_Data segment_.

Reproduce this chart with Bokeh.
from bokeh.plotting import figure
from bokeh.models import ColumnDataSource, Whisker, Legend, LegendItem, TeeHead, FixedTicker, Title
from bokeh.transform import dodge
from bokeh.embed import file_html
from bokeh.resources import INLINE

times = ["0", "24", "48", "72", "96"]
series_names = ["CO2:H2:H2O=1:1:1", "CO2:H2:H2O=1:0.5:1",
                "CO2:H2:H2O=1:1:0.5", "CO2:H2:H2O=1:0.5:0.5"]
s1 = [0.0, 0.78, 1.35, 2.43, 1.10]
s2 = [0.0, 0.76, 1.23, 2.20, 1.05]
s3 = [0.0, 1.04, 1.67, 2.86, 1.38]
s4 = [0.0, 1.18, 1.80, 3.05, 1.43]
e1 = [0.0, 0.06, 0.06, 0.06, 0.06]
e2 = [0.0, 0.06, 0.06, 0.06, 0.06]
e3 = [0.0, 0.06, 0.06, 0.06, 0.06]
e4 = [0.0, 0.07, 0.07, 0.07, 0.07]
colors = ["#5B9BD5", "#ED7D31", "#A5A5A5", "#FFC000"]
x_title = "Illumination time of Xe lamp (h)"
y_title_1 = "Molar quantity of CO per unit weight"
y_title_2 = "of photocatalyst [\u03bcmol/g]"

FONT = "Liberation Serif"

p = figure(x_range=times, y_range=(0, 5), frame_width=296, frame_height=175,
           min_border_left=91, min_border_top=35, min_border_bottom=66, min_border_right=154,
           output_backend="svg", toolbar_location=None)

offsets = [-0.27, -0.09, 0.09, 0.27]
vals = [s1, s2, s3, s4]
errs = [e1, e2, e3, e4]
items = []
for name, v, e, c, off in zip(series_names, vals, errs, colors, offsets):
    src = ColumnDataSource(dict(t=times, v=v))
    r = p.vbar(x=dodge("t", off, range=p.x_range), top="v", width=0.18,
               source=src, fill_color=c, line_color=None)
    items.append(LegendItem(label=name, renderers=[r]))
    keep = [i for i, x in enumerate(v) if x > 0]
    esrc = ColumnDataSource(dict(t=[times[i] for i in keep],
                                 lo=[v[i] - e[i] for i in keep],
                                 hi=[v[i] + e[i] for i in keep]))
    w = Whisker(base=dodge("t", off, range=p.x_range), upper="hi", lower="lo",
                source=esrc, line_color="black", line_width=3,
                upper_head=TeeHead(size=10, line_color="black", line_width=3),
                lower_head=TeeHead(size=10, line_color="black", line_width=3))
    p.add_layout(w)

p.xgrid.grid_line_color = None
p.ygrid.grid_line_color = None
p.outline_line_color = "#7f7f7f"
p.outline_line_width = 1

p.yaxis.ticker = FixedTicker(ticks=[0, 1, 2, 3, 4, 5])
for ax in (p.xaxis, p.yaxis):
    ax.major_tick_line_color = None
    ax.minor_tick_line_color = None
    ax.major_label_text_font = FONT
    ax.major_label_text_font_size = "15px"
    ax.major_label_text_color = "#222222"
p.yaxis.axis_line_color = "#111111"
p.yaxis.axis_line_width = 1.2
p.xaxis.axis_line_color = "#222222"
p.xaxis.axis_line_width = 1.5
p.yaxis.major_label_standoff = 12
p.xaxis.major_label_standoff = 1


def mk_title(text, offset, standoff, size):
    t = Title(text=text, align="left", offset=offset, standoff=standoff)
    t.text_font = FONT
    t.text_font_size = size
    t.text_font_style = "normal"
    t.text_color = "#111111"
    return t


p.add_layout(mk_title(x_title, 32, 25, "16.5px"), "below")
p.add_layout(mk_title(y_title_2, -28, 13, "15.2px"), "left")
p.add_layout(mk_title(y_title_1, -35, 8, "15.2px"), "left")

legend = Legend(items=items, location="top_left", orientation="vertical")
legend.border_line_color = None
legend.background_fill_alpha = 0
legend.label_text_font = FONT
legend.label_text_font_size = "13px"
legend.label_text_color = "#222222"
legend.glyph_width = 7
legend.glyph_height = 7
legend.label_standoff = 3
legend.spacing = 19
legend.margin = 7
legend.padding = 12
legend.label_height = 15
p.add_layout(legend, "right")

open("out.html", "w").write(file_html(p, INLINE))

_Exercise instructions_.
Retype the data in full and match it exactly.

_Task solution_.
Reproduce this chart with Bokeh.
from bokeh.plotting import figure
from bokeh.models import ColumnDataSource, Whisker, Legend, LegendItem, TeeHead, FixedTicker, Title
from bokeh.transform import dodge
from bokeh.embed import file_html
from bokeh.resources import INLINE

times = ["0", "24", "48", "72", "96"]
series_names = ["CO2:H2:H2O=1:1:1", "CO2:H2:H2O=1:0.5:1",
                "CO2:H2:H2O=1:1:0.5", "CO2:H2:H2O=1:0.5:0.5"]
s1 = [0.0, 0.78, 1.35, 2.43, 1.10]
s2 = [0.0, 0.76, 1.23, 2.20, 1.05]
s3 = [0.0, 1.04, 1.67, 2.86, 1.38]
s4 = [0.0, 1.18, 1.80, 3.05, 1.43]
e1 = [0.0, 0.06, 0.06, 0.06, 0.06]
e2 = [0.0, 0.06, 0.06, 0.06, 0.06]
e3 = [0.0, 0.06, 0.06, 0.06, 0.06]
e4 = [0.0, 0.07, 0.07, 0.07, 0.07]
colors = ["#5B9BD5", "#ED7D31", "#A5A5A5", "#FFC000"]
x_title = "Illumination time of Xe lamp (h)"
y_title_1 = "Molar quantity of CO per unit weight"
y_title_2 = "of photocatalyst [\u03bcmol/g]"

FONT = "Liberation Serif"

p = figure(x_range=times, y_range=(0, 5), frame_width=296, frame_height=175,
           min_border_left=91, min_border_top=35, min_border_bottom=66, min_border_right=154,
           output_backend="svg", toolbar_location=None)

offsets = [-0.27, -0.09, 0.09, 0.27]
vals = [s1, s2, s3, s4]
errs = [e1, e2, e3, e4]
items = []
for name, v, e, c, off in zip(series_names, vals, errs, colors, offsets):
    src = ColumnDataSource(dict(t=times, v=v))
    r = p.vbar(x=dodge("t", off, range=p.x_range), top="v", width=0.18,
               source=src, fill_color=c, line_color=None)
    items.append(LegendItem(label=name, renderers=[r]))
    keep = [i for i, x in enumerate(v) if x > 0]
    esrc = ColumnDataSource(dict(t=[times[i] for i in keep],
                                 lo=[v[i] - e[i] for i in keep],
                                 hi=[v[i] + e[i] for i in keep]))
    w = Whisker(base=dodge("t", off, range=p.x_range), upper="hi", lower="lo",
                source=esrc, line_color="black", line_width=3,
                upper_head=TeeHead(size=10, line_color="black", line_width=3),
                lower_head=TeeHead(size=10, line_color="black", line_width=3))
    p.add_layout(w)

p.xgrid.grid_line_color = None
p.ygrid.grid_line_color = None
p.outline_line_color = "#7f7f7f"
p.outline_line_width = 1

p.yaxis.ticker = FixedTicker(ticks=[0, 1, 2, 3, 4, 5])
for ax in (p.xaxis, p.yaxis):
    ax.major_tick_line_color = None
    ax.minor_tick_line_color = None
    ax.major_label_text_font = FONT
    ax.major_label_text_font_size = "15px"
    ax.major_label_text_color = "#222222"
p.yaxis.axis_line_color = "#111111"
p.yaxis.axis_line_width = 1.2
p.xaxis.axis_line_color = "#222222"
p.xaxis.axis_line_width = 1.5
p.yaxis.major_label_standoff = 12
p.xaxis.major_label_standoff = 1


def mk_title(text, offset, standoff, size):
    t = Title(text=text, align="left", offset=offset, standoff=standoff)
    t.text_font = FONT
    t.text_font_size = size
    t.text_font_style = "normal"
    t.text_color = "#111111"
    return t


p.add_layout(mk_title(x_title, 32, 25, "16.5px"), "below")
p.add_layout(mk_title(y_title_2, -28, 13, "15.2px"), "left")
p.add_layout(mk_title(y_title_1, -35, 8, "15.2px"), "left")

legend = Legend(items=items, location="top_left", orientation="vertical")
legend.border_line_color = None
legend.background_fill_alpha = 0
legend.label_text_font = FONT
legend.label_text_font_size = "13px"
legend.label_text_color = "#222222"
legend.glyph_width = 7
legend.glyph_height = 7
legend.label_standoff = 3
legend.spacing = 19
legend.margin = 7
legend.padding = 12
legend.label_height = 15
p.add_layout(legend, "right")

open("out.html", "w").write(file_html(p, INLINE))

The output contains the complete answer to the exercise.